On Windows this is not possible, since there is no way to interpose some other process before the window manager. This of course, assumes the same parent-child relationship of processes as in Unix. The alternative is to always start ssh-agent on some well-known socket. Below, I assume you use Cygwin, an excellent free-software Unix emulator for Windows.

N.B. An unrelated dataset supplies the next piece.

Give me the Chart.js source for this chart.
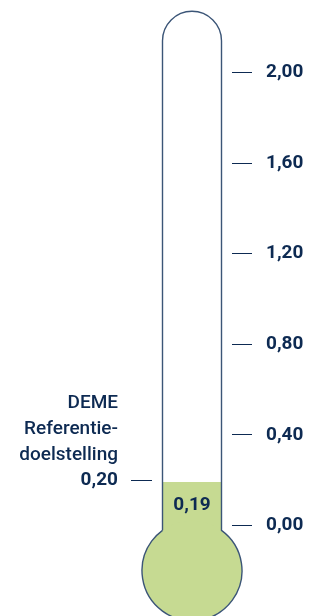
<!DOCTYPE html>
<html>
<head>
<meta charset="utf-8">
<script src="https://cdn.jsdelivr.net/npm/chart.js@4/dist/chart.umd.min.js"></script>
<style>
  html, body { margin: 0; padding: 0; background: #ffffff; }
  #wrap { position: relative; width: 335px; height: 616px; }
</style>
</head>
<body>
<div id="wrap"><canvas id="thermo"></canvas></div>
<script>
// Values
const categories = ['DEME'];
const actualValues = [0.19];
const targetValues = [0.20];
const scaleTicks = [0, 0.4, 0.8, 1.2, 1.6, 2.0];
const targetCaption = ['DEME', 'Referentie-', 'doelstelling'];

// Thermometer geometry (in axis units / pixels)
const Y_MIN = -0.4;
const Y_MAX = 2.32;
const TUBE_TOP = 2.27;     // top of the rounded glass tube
const BULB_CENTER = -0.2;  // centre of the reservoir bulb
const BULB_RADIUS = 50;

const NAVY = '#0d2a52';
const GLASS = '#3b5577';
const FILL = '#c6da92';
const FONT = 'Roboto, "Open Sans", sans-serif';

const fmt = v => Number(v).toFixed(2).replace('.', ',');

const thermometer = {
  id: 'thermometer',
  afterDatasetsDraw(chart) {
    const ctx = chart.ctx;
    const y = chart.scales.y;
    const bar = chart.getDatasetMeta(0).data[0];
    const cx = bar.x;
    const r = bar.width / 2;
    const left = cx - r, right = cx + r;
    const topY = y.getPixelForValue(TUBE_TOP);
    const bulbY = y.getPixelForValue(BULB_CENTER);
    const dy = Math.sqrt(BULB_RADIUS * BULB_RADIUS - r * r);
    const joinY = bulbY - dy;

    ctx.save();
    // reservoir fill
    ctx.fillStyle = FILL;
    ctx.beginPath();
    ctx.arc(cx, bulbY, BULB_RADIUS, 0, Math.PI * 2);
    ctx.fill();

    // glass outline: tube with rounded top, then bulb
    const a1 = Math.atan2(-dy, r);
    const a2 = Math.atan2(-dy, -r) + Math.PI * 2;
    ctx.strokeStyle = GLASS;
    ctx.lineWidth = 1.4;
    ctx.beginPath();
    ctx.moveTo(left, joinY);
    ctx.lineTo(left, topY + r);
    ctx.arc(cx, topY + r, r, Math.PI, 0);
    ctx.lineTo(right, joinY);
    ctx.arc(cx, bulbY, BULB_RADIUS, a1, a2);
    ctx.stroke();

    // value label inside the tube
    const v = actualValues[0];
    const ly = (y.getPixelForValue(v) + y.getPixelForValue(0)) / 2;
    ctx.fillStyle = NAVY;
    ctx.font = 'bold 19px ' + FONT;
    ctx.textAlign = 'center';
    ctx.textBaseline = 'middle';
    ctx.fillText(fmt(v), cx, ly + 1);

    // caption above the target tick
    const tY = y.getPixelForValue(targetValues[0]);
    const tScale = chart.scales.yTarget;
    const tx = tScale.right - 21 - 13;
    ctx.font = '500 19px ' + FONT;
    ctx.textAlign = 'right';
    const n = targetCaption.length;
    targetCaption.forEach((line, i) => {
      ctx.fillText(line, tx, tY - (n - i) * 25.8 + 1);
    });
    ctx.restore();
  }
};

const noPad = s => { s.paddingTop = 0; s.paddingBottom = 0; };

new Chart(document.getElementById('thermo'), {
  type: 'bar',
  data: {
    labels: categories,
    datasets: [{
      data: [[BULB_CENTER, actualValues[0]]],
      backgroundColor: FILL,
      borderWidth: 0,
      barThickness: 59
    }]
  },
  options: {
    responsive: true,
    maintainAspectRatio: false,
    devicePixelRatio: 1,
    animation: false,
    layout: { padding: 0 },
    plugins: { legend: { display: false }, tooltip: { enabled: false } },
    scales: {
      x: { display: false },
      y: {
        position: 'right',
        min: Y_MIN, max: Y_MAX,
        afterBuildTicks: s => { s.ticks = scaleTicks.map(v => ({ value: v })); },
        afterFit: s => { s.width = 103; noPad(s); },
        border: { display: false },
        grid: { drawOnChartArea: false, drawTicks: true, tickLength: 20, tickColor: NAVY, tickWidth: 1 },
        ticks: { padding: 14, color: NAVY, font: { family: FONT, size: 19, weight: 'bold' }, callback: v => fmt(v) }
      },
      yTarget: {
        position: 'left',
        min: Y_MIN, max: Y_MAX,
        afterBuildTicks: s => { s.ticks = targetValues.map(v => ({ value: v })); },
        afterFit: s => { s.width = 152; noPad(s); },
        border: { display: false },
        grid: { drawOnChartArea: false, drawTicks: true, tickLength: 21, tickColor: NAVY, tickWidth: 1 },
        ticks: { padding: 13, color: NAVY, font: { family: FONT, size: 19, weight: 'bold' }, callback: v => fmt(v) }
      }
    }
  },
  plugins: [thermometer]
});
</script>
</body>
</html>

There are few things you need to do. First in your Windows home directory (usually c:\Document and Settings\yourusername, make sure you have a .bash_profile that reads:
. ~/.bashrc
Then create a .bashrc file in your home directory, and add to it the following:
export SSH_AUTH_SOCK=/tmp/.ssh-socket
ssh-add -l 2>&1 >/dev/null
if [ $? = 2 ]; then
# Exit status 2 means couldn't connect to ssh-agent; start one now
ssh-agent -a $SSH_AUTH_SOCK >/tmp/.ssh-script
. /tmp/.ssh-script
echo $SSH_AGENT_PID >/tmp/.ssh-agent-pid
fi
function kill-agent {
pid=`cat /tmp/.ssh-agent-pid`
kill $pid
}
Next, go to the Start menu, "Control Panel" -> "System" -> "Advanced" -> "Environment Variables" and add a new variable SSH_AUTH_SOCK, whose value should be /tmp/.ssh-socket. Hit OK to make the change persistent.
What happens next? The first time you open a bash terminal, an ssh-agent process is going to be automatically created. This process will listen on the Unix socket domain /tmp/.ssh-socket. Run ssh-add at the prompt to enter the password for your private key(s).
Now when you open another terminal, that will share the same ssh-agent process because of the SSH_AUTH_SOCK definition. Running ssh or any other command that uses ssh underneath will work without having to enter the password for your keys.
It will also work if you run a cygwin-ified version of XEmacs. Tramp, CVS or any other Emacs package that uses ssh will work just fine now.
The only requirement is for these programs to be cygwin-ified, otherwise the sharing described above doesn't work.